■ Aim of the exercise: Output the data word for word, dropping every image.

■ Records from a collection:
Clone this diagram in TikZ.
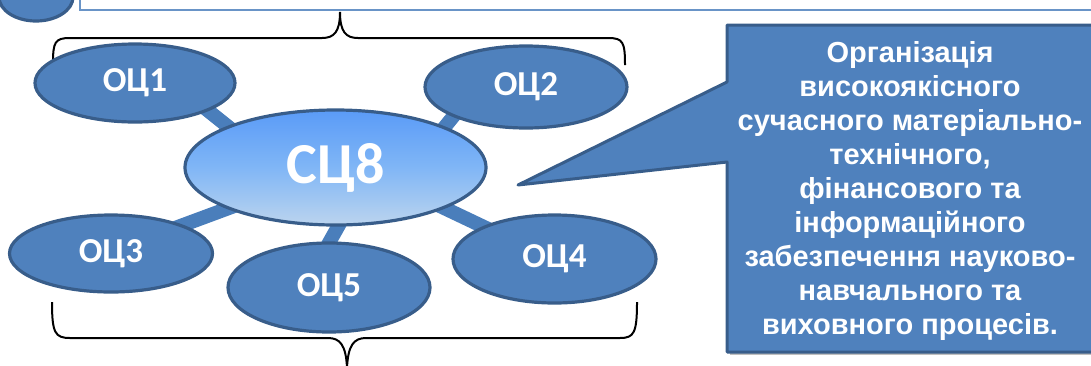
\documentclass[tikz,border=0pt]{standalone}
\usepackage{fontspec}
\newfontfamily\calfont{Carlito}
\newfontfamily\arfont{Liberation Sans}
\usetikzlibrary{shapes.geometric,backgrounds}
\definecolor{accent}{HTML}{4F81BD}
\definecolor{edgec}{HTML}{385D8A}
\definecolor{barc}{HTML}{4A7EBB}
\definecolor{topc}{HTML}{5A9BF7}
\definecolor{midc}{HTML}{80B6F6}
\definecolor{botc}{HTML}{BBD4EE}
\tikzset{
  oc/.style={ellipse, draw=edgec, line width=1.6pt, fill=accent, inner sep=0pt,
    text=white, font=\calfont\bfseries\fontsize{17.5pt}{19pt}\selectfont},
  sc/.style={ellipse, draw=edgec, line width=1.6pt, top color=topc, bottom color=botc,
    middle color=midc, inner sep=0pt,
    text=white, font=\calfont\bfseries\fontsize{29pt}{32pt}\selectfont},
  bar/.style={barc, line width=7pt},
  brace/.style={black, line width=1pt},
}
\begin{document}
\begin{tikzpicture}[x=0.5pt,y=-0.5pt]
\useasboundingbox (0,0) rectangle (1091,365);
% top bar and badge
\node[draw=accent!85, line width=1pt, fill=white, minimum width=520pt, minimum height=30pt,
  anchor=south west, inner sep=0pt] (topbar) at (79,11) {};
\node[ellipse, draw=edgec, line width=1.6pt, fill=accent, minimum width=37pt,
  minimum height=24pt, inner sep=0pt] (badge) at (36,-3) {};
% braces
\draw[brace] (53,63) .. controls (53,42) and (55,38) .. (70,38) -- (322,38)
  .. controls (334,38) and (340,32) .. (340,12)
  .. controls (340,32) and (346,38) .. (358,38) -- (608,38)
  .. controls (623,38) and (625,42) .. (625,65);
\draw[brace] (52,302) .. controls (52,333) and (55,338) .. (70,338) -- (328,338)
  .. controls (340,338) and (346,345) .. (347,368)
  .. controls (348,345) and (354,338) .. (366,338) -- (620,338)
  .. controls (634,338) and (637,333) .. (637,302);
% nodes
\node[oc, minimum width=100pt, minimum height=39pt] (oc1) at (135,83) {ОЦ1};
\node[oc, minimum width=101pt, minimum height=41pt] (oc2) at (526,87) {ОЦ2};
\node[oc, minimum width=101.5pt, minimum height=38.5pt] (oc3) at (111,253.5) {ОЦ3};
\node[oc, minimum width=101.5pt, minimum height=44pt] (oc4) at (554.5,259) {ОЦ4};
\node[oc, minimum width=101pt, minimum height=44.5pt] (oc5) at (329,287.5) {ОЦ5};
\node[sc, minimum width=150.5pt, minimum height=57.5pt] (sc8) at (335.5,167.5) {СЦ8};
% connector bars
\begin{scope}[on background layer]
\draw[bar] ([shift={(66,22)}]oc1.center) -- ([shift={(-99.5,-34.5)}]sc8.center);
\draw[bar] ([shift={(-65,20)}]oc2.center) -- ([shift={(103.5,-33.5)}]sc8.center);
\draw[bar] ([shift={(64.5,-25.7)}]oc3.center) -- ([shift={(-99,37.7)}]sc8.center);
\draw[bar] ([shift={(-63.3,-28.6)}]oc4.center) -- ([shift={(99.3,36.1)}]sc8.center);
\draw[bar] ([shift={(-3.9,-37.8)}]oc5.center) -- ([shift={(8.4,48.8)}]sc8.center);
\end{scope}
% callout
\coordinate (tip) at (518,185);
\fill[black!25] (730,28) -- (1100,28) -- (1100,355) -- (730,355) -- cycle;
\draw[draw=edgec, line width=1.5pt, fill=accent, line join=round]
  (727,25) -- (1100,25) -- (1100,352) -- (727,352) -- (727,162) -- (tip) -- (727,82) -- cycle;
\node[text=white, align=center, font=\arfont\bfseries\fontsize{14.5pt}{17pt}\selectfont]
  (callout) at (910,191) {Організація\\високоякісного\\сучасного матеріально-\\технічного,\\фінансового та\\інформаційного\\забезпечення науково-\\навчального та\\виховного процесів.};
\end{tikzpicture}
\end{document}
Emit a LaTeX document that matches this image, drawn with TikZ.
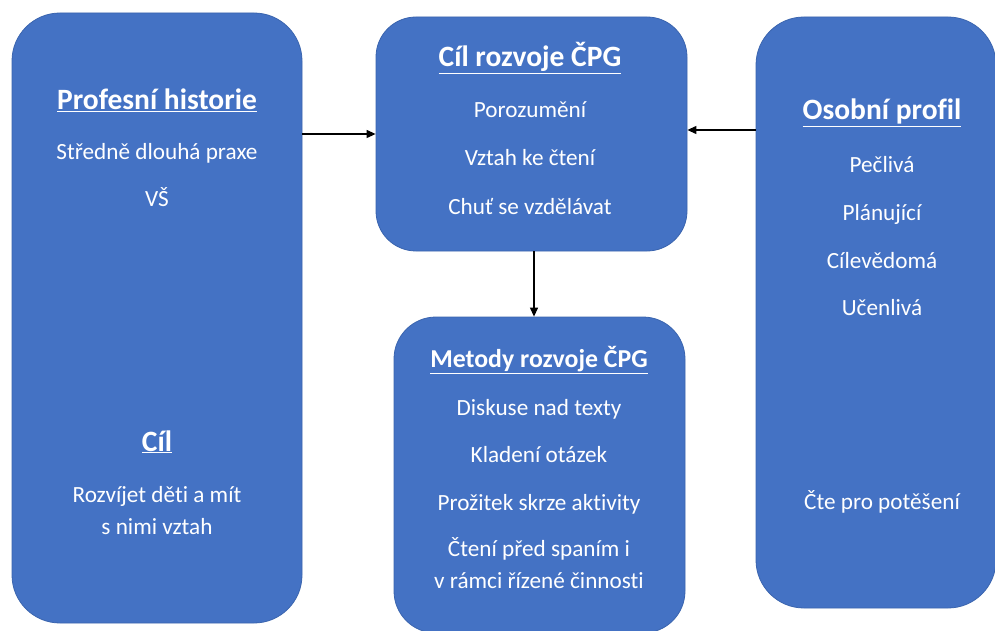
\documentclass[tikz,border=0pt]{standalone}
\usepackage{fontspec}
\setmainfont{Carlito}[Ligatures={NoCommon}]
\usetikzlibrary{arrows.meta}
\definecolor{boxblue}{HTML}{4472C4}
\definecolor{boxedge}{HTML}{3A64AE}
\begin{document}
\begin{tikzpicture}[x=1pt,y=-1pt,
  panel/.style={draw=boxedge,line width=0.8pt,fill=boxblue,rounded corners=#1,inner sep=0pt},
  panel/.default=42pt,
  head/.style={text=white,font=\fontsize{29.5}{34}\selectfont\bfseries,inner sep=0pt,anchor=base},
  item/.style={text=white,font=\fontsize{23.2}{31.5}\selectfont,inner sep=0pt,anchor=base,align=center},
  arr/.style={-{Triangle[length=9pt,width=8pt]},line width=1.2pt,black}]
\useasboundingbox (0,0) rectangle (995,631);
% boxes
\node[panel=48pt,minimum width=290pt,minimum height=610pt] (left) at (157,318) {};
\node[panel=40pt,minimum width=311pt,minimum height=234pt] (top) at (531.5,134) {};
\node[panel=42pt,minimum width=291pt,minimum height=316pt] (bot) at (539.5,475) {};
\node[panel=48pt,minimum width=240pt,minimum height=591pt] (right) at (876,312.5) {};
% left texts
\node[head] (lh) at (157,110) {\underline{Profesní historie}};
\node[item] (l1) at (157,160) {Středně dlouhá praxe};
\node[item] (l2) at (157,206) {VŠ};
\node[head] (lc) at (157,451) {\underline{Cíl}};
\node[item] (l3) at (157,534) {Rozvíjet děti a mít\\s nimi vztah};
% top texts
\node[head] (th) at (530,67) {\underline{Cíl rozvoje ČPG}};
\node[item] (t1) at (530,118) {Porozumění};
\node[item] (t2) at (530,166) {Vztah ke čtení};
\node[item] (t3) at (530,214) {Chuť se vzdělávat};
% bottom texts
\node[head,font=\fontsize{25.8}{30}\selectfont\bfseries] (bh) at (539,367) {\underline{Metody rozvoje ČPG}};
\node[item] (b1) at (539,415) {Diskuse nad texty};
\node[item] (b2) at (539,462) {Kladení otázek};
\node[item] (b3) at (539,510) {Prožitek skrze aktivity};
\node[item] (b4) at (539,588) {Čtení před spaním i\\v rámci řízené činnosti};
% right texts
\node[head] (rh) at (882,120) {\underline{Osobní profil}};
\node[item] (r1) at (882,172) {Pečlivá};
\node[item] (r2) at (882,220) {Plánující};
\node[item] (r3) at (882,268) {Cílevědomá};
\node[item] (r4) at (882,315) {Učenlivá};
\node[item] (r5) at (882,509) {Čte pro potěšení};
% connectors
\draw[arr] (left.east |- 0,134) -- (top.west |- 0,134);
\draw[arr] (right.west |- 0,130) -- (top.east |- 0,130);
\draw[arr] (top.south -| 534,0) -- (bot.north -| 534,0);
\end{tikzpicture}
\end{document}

■ Exercise result:
Clone this diagram in TikZ.
\documentclass[tikz,border=0pt]{standalone}
\usepackage{fontspec}
\newfontfamily\calfont{Carlito}
\newfontfamily\arfont{Liberation Sans}
\usetikzlibrary{shapes.geometric,backgrounds}
\definecolor{accent}{HTML}{4F81BD}
\definecolor{edgec}{HTML}{385D8A}
\definecolor{barc}{HTML}{4A7EBB}
\definecolor{topc}{HTML}{5A9BF7}
\definecolor{midc}{HTML}{80B6F6}
\definecolor{botc}{HTML}{BBD4EE}
\tikzset{
  oc/.style={ellipse, draw=edgec, line width=1.6pt, fill=accent, inner sep=0pt,
    text=white, font=\calfont\bfseries\fontsize{17.5pt}{19pt}\selectfont},
  sc/.style={ellipse, draw=edgec, line width=1.6pt, top color=topc, bottom color=botc,
    middle color=midc, inner sep=0pt,
    text=white, font=\calfont\bfseries\fontsize{29pt}{32pt}\selectfont},
  bar/.style={barc, line width=7pt},
  brace/.style={black, line width=1pt},
}
\begin{document}
\begin{tikzpicture}[x=0.5pt,y=-0.5pt]
\useasboundingbox (0,0) rectangle (1091,365);
% top bar and badge
\node[draw=accent!85, line width=1pt, fill=white, minimum width=520pt, minimum height=30pt,
  anchor=south west, inner sep=0pt] (topbar) at (79,11) {};
\node[ellipse, draw=edgec, line width=1.6pt, fill=accent, minimum width=37pt,
  minimum height=24pt, inner sep=0pt] (badge) at (36,-3) {};
% braces
\draw[brace] (53,63) .. controls (53,42) and (55,38) .. (70,38) -- (322,38)
  .. controls (334,38) and (340,32) .. (340,12)
  .. controls (340,32) and (346,38) .. (358,38) -- (608,38)
  .. controls (623,38) and (625,42) .. (625,65);
\draw[brace] (52,302) .. controls (52,333) and (55,338) .. (70,338) -- (328,338)
  .. controls (340,338) and (346,345) .. (347,368)
  .. controls (348,345) and (354,338) .. (366,338) -- (620,338)
  .. controls (634,338) and (637,333) .. (637,302);
% nodes
\node[oc, minimum width=100pt, minimum height=39pt] (oc1) at (135,83) {ОЦ1};
\node[oc, minimum width=101pt, minimum height=41pt] (oc2) at (526,87) {ОЦ2};
\node[oc, minimum width=101.5pt, minimum height=38.5pt] (oc3) at (111,253.5) {ОЦ3};
\node[oc, minimum width=101.5pt, minimum height=44pt] (oc4) at (554.5,259) {ОЦ4};
\node[oc, minimum width=101pt, minimum height=44.5pt] (oc5) at (329,287.5) {ОЦ5};
\node[sc, minimum width=150.5pt, minimum height=57.5pt] (sc8) at (335.5,167.5) {СЦ8};
% connector bars
\begin{scope}[on background layer]
\draw[bar] ([shift={(66,22)}]oc1.center) -- ([shift={(-99.5,-34.5)}]sc8.center);
\draw[bar] ([shift={(-65,20)}]oc2.center) -- ([shift={(103.5,-33.5)}]sc8.center);
\draw[bar] ([shift={(64.5,-25.7)}]oc3.center) -- ([shift={(-99,37.7)}]sc8.center);
\draw[bar] ([shift={(-63.3,-28.6)}]oc4.center) -- ([shift={(99.3,36.1)}]sc8.center);
\draw[bar] ([shift={(-3.9,-37.8)}]oc5.center) -- ([shift={(8.4,48.8)}]sc8.center);
\end{scope}
% callout
\coordinate (tip) at (518,185);
\fill[black!25] (730,28) -- (1100,28) -- (1100,355) -- (730,355) -- cycle;
\draw[draw=edgec, line width=1.5pt, fill=accent, line join=round]
  (727,25) -- (1100,25) -- (1100,352) -- (727,352) -- (727,162) -- (tip) -- (727,82) -- cycle;
\node[text=white, align=center, font=\arfont\bfseries\fontsize{14.5pt}{17pt}\selectfont]
  (callout) at (910,191) {Організація\\високоякісного\\сучасного матеріально-\\технічного,\\фінансового та\\інформаційного\\забезпечення науково-\\навчального та\\виховного процесів.};
\end{tikzpicture}
\end{document}
Emit a LaTeX document that matches this image, drawn with TikZ.
\documentclass[tikz,border=0pt]{standalone}
\usepackage{fontspec}
\setmainfont{Carlito}[Ligatures={NoCommon}]
\usetikzlibrary{arrows.meta}
\definecolor{boxblue}{HTML}{4472C4}
\definecolor{boxedge}{HTML}{3A64AE}
\begin{document}
\begin{tikzpicture}[x=1pt,y=-1pt,
  panel/.style={draw=boxedge,line width=0.8pt,fill=boxblue,rounded corners=#1,inner sep=0pt},
  panel/.default=42pt,
  head/.style={text=white,font=\fontsize{29.5}{34}\selectfont\bfseries,inner sep=0pt,anchor=base},
  item/.style={text=white,font=\fontsize{23.2}{31.5}\selectfont,inner sep=0pt,anchor=base,align=center},
  arr/.style={-{Triangle[length=9pt,width=8pt]},line width=1.2pt,black}]
\useasboundingbox (0,0) rectangle (995,631);
% boxes
\node[panel=48pt,minimum width=290pt,minimum height=610pt] (left) at (157,318) {};
\node[panel=40pt,minimum width=311pt,minimum height=234pt] (top) at (531.5,134) {};
\node[panel=42pt,minimum width=291pt,minimum height=316pt] (bot) at (539.5,475) {};
\node[panel=48pt,minimum width=240pt,minimum height=591pt] (right) at (876,312.5) {};
% left texts
\node[head] (lh) at (157,110) {\underline{Profesní historie}};
\node[item] (l1) at (157,160) {Středně dlouhá praxe};
\node[item] (l2) at (157,206) {VŠ};
\node[head] (lc) at (157,451) {\underline{Cíl}};
\node[item] (l3) at (157,534) {Rozvíjet děti a mít\\s nimi vztah};
% top texts
\node[head] (th) at (530,67) {\underline{Cíl rozvoje ČPG}};
\node[item] (t1) at (530,118) {Porozumění};
\node[item] (t2) at (530,166) {Vztah ke čtení};
\node[item] (t3) at (530,214) {Chuť se vzdělávat};
% bottom texts
\node[head,font=\fontsize{25.8}{30}\selectfont\bfseries] (bh) at (539,367) {\underline{Metody rozvoje ČPG}};
\node[item] (b1) at (539,415) {Diskuse nad texty};
\node[item] (b2) at (539,462) {Kladení otázek};
\node[item] (b3) at (539,510) {Prožitek skrze aktivity};
\node[item] (b4) at (539,588) {Čtení před spaním i\\v rámci řízené činnosti};
% right texts
\node[head] (rh) at (882,120) {\underline{Osobní profil}};
\node[item] (r1) at (882,172) {Pečlivá};
\node[item] (r2) at (882,220) {Plánující};
\node[item] (r3) at (882,268) {Cílevědomá};
\node[item] (r4) at (882,315) {Učenlivá};
\node[item] (r5) at (882,509) {Čte pro potěšení};
% connectors
\draw[arr] (left.east |- 0,134) -- (top.west |- 0,134);
\draw[arr] (right.west |- 0,130) -- (top.east |- 0,130);
\draw[arr] (top.south -| 534,0) -- (bot.north -| 534,0);
\end{tikzpicture}
\end{document}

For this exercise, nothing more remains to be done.